The monument of Walker will be placed at the Staten Island Ferry Landing in Staten Island.
Katherine Walker (1838-1941), the keeper of the Robbins Reef Lighthouse for nearly three decades, is credited with saving the lives of at least 50 people and maintaining the light that guided countless ships to safe passage through Kill Van Kull, the shipping channel between Staten Island and Bayonne, New Jersey. One of the few female lighthouse keepers in American history, she broke barriers in a male-dominated field and raised her two children at the lighthouse, rowing them back and forth to attend school on Staten Island. Walker’s story sheds light on the largely untold history of women working in New York City’s thriving marine ecosystem. Her efforts contributed to the infrastructure of the shipping industry, which was the lifeblood of the city’s economy for centuries.
The construction of these monuments will come through a $10 million Department of Cultural Affairs allocation over the next four years. Artist selection for each of these monuments will begin by the end of 2019, with artist selection concluding in the first half of 2020. The monuments will be built throughout 2021 and 2022.
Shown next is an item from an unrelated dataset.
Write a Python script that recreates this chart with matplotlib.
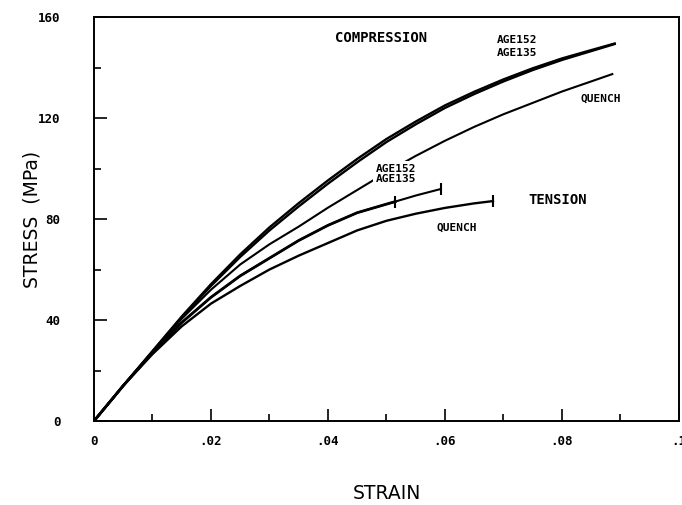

The news comes just a few months after the first monument commissioned in honor of the late U.S. Rep. Shirley Chisholm was announced last Fall to be placed at the Prospect Park entrance. The initiative kicked off with an open call for nominations in June 2018.
The City will also work with the Museum of the City of New York to identify potential future monuments that honor groups of women. The Museum will use the recommendations of the She Built NYC selection committee, as well as the public nominations list, to research and comment on the appropriateness of various groupings of women from the list. The City will then use this research to inform future She Built NYC monuments.